# Boatless fishing near Marathon, FL



## lsdmt (Oct 30, 2011)

I'm headed down to the Keys next week and was looking for some advice for fishing around Marathon. Are there any good spots besides 7 Mile Bridge and Long Key Bridge for those without a boat? I haven't fished either before, so some location and bait advice would be appreciated. I will be bringing two rods, both 7 foot medium heavy action with 25 lb braid and will be aiming for mangrove snapper and blues or anything else to put on the table. Anything else I should bait up for? I hear that frozen ballyhoo and shrimp are the way to go. 

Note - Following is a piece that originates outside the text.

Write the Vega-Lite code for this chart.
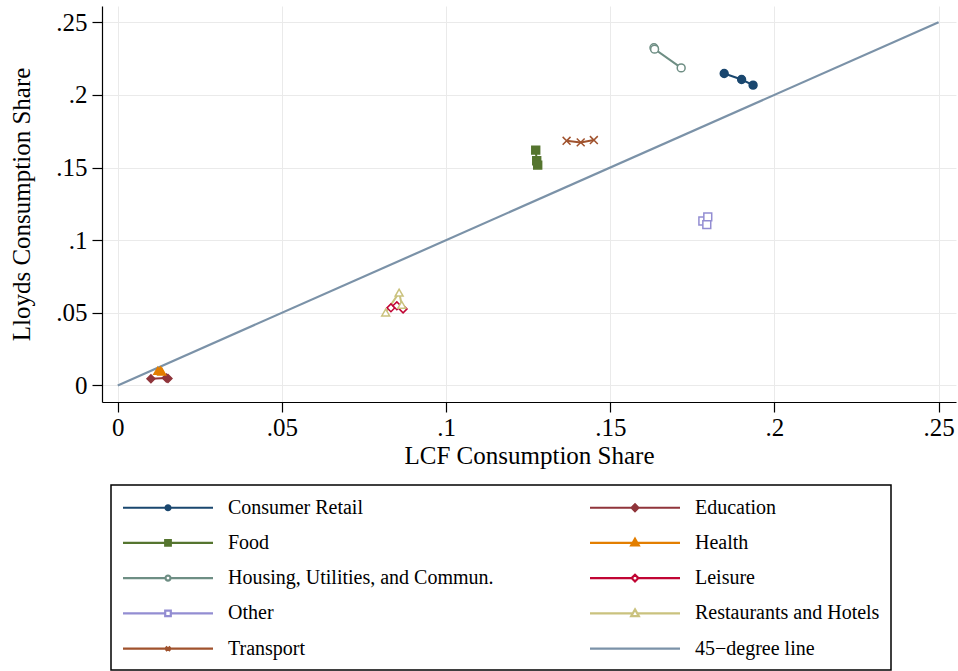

I will most likely be using double bottom rig and fish finder rigs. I will also be throwing a bucktail if cut bait isnt' working Any input would really be appreciated. What are the best tides for the bridge? Thanks in Advance.


----------



## lsdmt (Oct 30, 2011)

I arrive tomorrow. Any information would be appreciate.


----------



## solid7 (Dec 31, 2010)

If you are unfamiliar with the area, and don't have much time to research, or $$$ to hire a charter, then go to Bahia Honda State park. You can fish both the Gulf and Atlantic sides from there. Blues are much more common in the Upper Keys, so stick to the snapper, around mangroves and bridge pilings. Double drop rigs may or may not work out for you. Stealth is the key... Use small hooks with fluorocarbon leaders. Alternate between livelining and lightly bottom weighting, depending on where you are at, and what is working.

A trick for snapper - keep the pieces of bait - whether it be cut bait, shrimp, etc - is to keep the pieces clean and square - no ragged edges on your bait. When it gets gnawed, throw it out, and start fresh...


----------